* start Given data *
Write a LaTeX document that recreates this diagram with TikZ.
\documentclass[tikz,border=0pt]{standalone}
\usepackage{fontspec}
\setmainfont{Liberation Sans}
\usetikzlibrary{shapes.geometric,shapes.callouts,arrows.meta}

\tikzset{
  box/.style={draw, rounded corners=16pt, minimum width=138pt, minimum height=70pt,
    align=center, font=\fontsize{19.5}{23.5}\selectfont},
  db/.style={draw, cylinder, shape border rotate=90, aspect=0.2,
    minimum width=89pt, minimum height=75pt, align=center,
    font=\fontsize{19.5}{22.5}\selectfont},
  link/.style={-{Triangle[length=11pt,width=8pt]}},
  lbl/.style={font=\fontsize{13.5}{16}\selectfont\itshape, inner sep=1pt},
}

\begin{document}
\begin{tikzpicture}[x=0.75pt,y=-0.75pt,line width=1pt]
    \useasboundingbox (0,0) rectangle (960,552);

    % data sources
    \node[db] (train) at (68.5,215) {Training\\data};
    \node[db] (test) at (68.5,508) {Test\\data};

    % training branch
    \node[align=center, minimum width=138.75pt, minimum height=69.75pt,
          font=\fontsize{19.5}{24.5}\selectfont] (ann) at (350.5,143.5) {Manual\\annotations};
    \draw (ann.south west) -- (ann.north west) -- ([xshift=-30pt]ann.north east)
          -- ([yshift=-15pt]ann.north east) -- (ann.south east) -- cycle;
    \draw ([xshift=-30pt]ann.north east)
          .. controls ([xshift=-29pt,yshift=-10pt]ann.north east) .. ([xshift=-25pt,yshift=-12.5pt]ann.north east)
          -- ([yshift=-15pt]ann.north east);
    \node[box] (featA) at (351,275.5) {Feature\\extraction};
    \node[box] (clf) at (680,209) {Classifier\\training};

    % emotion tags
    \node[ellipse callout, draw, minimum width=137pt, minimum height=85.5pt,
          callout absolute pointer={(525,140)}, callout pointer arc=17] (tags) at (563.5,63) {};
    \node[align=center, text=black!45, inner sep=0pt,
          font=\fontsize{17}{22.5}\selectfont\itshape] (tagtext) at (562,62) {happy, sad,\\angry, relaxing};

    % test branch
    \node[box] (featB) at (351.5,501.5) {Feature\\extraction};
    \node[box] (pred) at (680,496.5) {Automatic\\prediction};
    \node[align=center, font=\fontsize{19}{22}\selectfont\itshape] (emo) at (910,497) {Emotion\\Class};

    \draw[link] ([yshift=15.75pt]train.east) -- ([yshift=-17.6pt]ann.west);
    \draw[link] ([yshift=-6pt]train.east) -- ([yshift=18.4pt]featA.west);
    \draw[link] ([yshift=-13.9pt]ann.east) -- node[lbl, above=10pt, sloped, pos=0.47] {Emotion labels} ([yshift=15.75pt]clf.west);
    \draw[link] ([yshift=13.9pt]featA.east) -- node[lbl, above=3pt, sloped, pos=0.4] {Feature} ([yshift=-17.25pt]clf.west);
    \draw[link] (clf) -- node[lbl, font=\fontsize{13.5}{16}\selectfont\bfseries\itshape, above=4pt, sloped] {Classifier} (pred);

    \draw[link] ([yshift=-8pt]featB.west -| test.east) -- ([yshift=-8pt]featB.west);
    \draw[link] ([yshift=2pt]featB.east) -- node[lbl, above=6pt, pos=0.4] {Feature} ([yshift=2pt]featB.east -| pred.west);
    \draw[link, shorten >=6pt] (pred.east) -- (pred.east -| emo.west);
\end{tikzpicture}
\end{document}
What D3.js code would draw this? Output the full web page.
* end Given data *
* start Given data *
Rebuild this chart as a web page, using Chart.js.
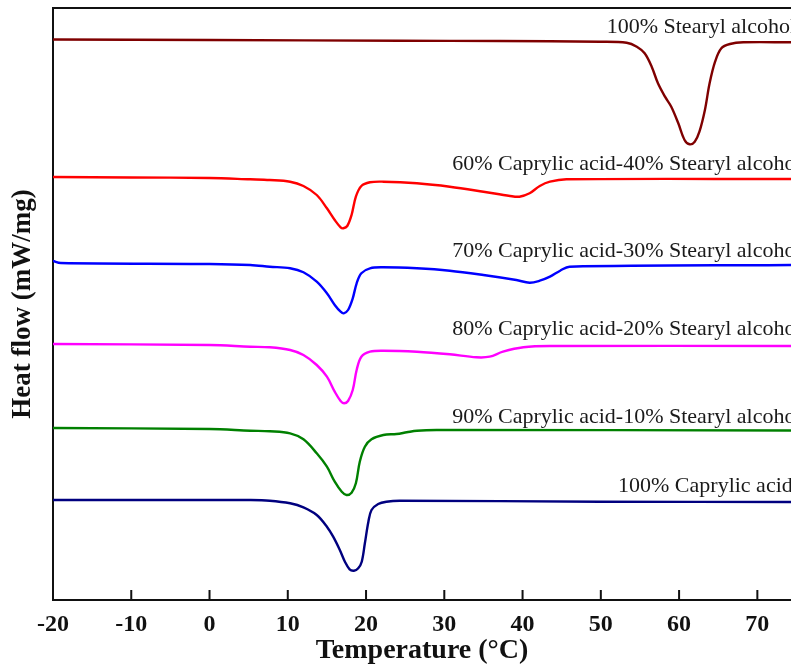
* end Given data *
* start Given data *
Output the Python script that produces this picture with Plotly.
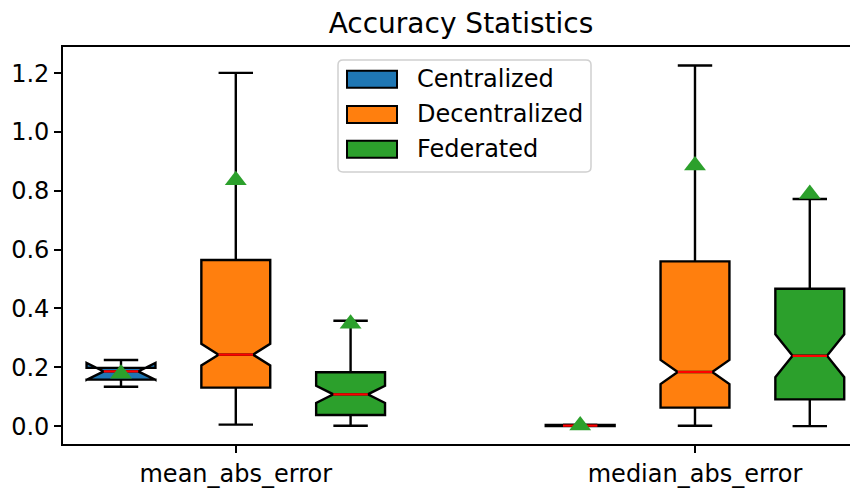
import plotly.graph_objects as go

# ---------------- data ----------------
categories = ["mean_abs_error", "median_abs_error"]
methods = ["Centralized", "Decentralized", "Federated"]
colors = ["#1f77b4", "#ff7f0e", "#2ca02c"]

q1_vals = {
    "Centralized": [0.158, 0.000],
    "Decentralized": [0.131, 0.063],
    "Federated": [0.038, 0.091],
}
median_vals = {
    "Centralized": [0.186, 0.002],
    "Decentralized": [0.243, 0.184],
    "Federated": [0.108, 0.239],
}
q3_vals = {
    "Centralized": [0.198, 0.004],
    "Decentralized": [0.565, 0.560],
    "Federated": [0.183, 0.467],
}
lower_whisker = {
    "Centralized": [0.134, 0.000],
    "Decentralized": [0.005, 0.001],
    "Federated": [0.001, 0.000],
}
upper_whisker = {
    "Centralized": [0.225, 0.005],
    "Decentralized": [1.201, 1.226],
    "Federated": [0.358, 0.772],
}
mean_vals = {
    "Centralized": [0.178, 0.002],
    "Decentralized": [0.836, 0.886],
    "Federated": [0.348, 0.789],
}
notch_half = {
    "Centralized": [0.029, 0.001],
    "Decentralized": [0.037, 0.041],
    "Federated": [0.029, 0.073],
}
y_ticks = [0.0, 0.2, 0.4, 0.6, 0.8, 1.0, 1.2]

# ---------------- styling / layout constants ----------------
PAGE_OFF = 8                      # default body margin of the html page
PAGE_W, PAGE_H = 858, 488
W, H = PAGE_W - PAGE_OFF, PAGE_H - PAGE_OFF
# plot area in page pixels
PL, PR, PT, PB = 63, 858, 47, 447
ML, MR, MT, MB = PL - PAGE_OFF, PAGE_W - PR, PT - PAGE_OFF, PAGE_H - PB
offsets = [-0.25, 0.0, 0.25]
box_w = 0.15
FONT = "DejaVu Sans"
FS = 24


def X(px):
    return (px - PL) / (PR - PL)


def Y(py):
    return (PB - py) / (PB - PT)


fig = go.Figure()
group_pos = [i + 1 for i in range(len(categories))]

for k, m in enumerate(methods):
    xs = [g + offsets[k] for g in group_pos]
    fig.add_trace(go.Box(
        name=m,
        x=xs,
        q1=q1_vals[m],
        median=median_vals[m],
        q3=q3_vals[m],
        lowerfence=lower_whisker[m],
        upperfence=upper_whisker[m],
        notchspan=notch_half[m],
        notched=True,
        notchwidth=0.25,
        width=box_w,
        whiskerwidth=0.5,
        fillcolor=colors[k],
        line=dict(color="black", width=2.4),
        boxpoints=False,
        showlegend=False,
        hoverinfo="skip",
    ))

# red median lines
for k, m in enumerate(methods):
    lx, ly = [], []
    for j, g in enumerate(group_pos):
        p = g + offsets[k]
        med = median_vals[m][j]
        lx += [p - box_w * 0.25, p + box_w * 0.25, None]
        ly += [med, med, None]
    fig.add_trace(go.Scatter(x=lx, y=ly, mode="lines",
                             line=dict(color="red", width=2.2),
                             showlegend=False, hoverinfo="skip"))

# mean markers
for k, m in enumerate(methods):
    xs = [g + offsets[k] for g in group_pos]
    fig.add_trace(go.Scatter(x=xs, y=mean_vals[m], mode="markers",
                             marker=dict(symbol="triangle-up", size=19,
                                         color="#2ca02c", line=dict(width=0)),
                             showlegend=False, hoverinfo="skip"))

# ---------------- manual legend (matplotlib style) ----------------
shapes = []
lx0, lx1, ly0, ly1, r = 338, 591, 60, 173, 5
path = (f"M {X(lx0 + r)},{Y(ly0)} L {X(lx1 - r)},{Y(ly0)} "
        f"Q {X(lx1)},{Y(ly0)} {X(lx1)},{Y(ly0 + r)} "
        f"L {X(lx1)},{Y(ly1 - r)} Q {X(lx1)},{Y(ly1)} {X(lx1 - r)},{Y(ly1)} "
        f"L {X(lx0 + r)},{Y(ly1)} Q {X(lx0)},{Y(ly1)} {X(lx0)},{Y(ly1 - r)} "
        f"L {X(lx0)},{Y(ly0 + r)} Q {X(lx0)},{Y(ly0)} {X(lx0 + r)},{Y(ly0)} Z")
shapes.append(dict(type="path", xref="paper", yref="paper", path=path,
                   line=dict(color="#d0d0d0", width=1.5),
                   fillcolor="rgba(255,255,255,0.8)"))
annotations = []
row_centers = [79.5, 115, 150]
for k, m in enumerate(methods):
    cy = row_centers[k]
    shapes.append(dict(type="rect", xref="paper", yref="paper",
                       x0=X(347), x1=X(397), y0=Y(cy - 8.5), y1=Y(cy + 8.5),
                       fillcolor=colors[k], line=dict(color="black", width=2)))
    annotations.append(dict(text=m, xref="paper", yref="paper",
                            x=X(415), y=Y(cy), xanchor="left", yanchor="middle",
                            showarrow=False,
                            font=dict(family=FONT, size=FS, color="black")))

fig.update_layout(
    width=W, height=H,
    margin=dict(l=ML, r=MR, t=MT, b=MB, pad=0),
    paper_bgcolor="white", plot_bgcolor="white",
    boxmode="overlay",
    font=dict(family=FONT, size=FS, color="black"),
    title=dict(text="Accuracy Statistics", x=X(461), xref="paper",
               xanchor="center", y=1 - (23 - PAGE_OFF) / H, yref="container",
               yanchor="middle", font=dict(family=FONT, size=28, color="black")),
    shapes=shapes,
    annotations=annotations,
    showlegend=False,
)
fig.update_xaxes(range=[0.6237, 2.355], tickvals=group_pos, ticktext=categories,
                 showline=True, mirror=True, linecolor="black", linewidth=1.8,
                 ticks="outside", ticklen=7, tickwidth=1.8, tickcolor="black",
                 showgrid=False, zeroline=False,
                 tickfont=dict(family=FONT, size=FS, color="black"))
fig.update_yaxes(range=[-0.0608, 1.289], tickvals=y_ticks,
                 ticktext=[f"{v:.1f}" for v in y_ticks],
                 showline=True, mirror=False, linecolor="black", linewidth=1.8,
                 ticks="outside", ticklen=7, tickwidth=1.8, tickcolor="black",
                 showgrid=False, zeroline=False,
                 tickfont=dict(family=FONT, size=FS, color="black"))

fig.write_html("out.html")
* end Given data *
**Written problem**
Do not copy any pictures. Retype exactly the stretch from the line with "Output the Python" through the line with "y_ticks = [0.0, 0.2, 0.4, 0.6, 0.8, 1.0, 1.2]".

**Output of the task**
Output the Python script that produces this picture with Plotly.
import plotly.graph_objects as go

# ---------------- data ----------------
categories = ["mean_abs_error", "median_abs_error"]
methods = ["Centralized", "Decentralized", "Federated"]
colors = ["#1f77b4", "#ff7f0e", "#2ca02c"]

q1_vals = {
    "Centralized": [0.158, 0.000],
    "Decentralized": [0.131, 0.063],
    "Federated": [0.038, 0.091],
}
median_vals = {
    "Centralized": [0.186, 0.002],
    "Decentralized": [0.243, 0.184],
    "Federated": [0.108, 0.239],
}
q3_vals = {
    "Centralized": [0.198, 0.004],
    "Decentralized": [0.565, 0.560],
    "Federated": [0.183, 0.467],
}
lower_whisker = {
    "Centralized": [0.134, 0.000],
    "Decentralized": [0.005, 0.001],
    "Federated": [0.001, 0.000],
}
upper_whisker = {
    "Centralized": [0.225, 0.005],
    "Decentralized": [1.201, 1.226],
    "Federated": [0.358, 0.772],
}
mean_vals = {
    "Centralized": [0.178, 0.002],
    "Decentralized": [0.836, 0.886],
    "Federated": [0.348, 0.789],
}
notch_half = {
    "Centralized": [0.029, 0.001],
    "Decentralized": [0.037, 0.041],
    "Federated": [0.029, 0.073],
}
y_ticks = [0.0, 0.2, 0.4, 0.6, 0.8, 1.0, 1.2]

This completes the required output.